___ INFORMATION PROVIDED

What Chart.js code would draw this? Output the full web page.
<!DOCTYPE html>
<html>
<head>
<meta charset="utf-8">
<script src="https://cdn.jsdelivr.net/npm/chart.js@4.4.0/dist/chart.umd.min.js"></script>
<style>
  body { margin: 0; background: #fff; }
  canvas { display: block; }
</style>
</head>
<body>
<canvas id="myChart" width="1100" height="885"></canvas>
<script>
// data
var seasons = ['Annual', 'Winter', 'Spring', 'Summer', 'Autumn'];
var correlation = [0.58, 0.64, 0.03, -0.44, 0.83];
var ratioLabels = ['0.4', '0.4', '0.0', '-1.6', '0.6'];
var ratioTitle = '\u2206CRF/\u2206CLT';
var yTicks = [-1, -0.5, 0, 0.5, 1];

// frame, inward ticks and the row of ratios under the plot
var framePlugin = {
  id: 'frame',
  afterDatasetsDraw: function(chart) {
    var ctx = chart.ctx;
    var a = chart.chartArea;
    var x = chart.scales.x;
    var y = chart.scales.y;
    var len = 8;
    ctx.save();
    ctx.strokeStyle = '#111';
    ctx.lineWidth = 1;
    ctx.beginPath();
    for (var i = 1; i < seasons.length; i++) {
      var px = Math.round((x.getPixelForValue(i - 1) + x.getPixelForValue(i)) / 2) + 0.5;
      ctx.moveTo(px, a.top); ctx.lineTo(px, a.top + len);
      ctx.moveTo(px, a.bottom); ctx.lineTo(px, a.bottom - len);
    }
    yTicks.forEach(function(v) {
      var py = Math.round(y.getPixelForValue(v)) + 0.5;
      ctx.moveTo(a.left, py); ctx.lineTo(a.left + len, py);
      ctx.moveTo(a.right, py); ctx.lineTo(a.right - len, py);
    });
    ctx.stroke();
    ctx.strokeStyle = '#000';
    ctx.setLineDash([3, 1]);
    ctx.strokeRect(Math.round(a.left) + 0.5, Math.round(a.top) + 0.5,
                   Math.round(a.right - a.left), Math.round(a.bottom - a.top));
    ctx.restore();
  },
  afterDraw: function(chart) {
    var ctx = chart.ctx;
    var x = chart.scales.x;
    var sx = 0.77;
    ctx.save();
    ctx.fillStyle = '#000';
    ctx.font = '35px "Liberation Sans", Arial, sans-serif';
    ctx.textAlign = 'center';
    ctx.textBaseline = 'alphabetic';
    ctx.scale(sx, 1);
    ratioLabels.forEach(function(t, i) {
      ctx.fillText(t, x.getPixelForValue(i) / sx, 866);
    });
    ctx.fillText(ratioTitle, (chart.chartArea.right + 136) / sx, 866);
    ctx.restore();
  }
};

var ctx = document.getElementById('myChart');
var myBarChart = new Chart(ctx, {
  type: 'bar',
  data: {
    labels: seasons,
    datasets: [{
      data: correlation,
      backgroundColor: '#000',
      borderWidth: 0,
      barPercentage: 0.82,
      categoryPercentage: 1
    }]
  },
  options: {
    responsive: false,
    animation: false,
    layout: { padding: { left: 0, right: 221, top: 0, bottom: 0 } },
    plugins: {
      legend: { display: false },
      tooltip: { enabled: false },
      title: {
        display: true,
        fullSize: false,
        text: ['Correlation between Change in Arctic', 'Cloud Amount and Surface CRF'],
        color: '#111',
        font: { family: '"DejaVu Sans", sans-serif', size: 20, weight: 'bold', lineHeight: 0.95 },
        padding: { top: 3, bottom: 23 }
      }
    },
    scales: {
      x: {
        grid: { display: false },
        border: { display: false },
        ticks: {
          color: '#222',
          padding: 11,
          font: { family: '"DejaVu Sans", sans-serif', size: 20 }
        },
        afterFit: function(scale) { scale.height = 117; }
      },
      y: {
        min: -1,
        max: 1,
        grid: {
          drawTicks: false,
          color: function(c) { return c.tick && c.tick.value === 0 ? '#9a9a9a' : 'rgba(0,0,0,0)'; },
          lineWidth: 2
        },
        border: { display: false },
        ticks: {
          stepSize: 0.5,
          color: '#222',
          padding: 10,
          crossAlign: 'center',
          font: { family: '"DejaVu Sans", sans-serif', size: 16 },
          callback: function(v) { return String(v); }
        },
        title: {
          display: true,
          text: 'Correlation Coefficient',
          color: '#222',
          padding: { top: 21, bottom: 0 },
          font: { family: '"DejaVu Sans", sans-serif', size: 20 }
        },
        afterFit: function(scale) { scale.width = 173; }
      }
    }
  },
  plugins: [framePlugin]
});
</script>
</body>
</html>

______
___ INFORMATION PROVIDED

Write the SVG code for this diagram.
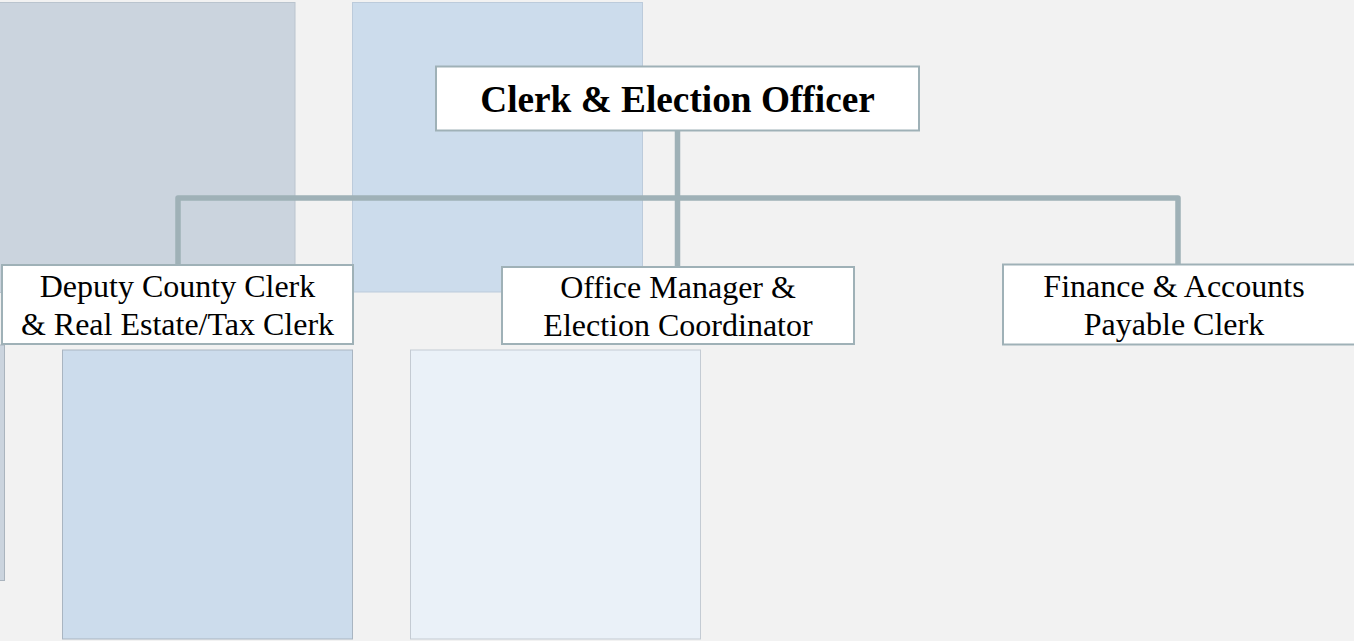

______
___ INFORMATION PROVIDED

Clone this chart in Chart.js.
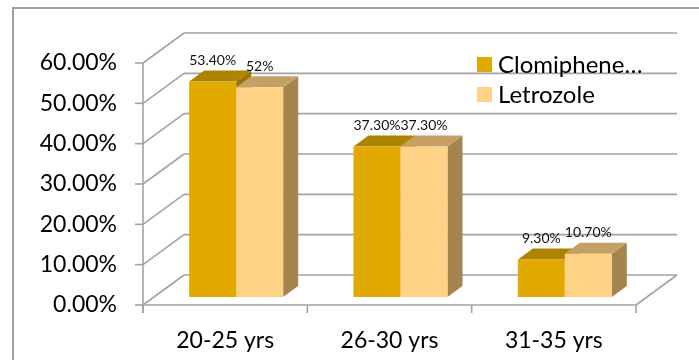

______

▶ _DESCRIPTION OF THE TASK_: Return only the stretch of the material above from the line holding "What Chart.js code" through the line holding "var yTicks = [-1, -0.5, 0, 0.5, 1];", copied exactly.

▶ _WRITTEN ANSWER_:
What Chart.js code would draw this? Output the full web page.
<!DOCTYPE html>
<html>
<head>
<meta charset="utf-8">
<script src="https://cdn.jsdelivr.net/npm/chart.js@4.4.0/dist/chart.umd.min.js"></script>
<style>
  body { margin: 0; background: #fff; }
  canvas { display: block; }
</style>
</head>
<body>
<canvas id="myChart" width="1100" height="885"></canvas>
<script>
// data
var seasons = ['Annual', 'Winter', 'Spring', 'Summer', 'Autumn'];
var correlation = [0.58, 0.64, 0.03, -0.44, 0.83];
var ratioLabels = ['0.4', '0.4', '0.0', '-1.6', '0.6'];
var ratioTitle = '\u2206CRF/\u2206CLT';
var yTicks = [-1, -0.5, 0, 0.5, 1];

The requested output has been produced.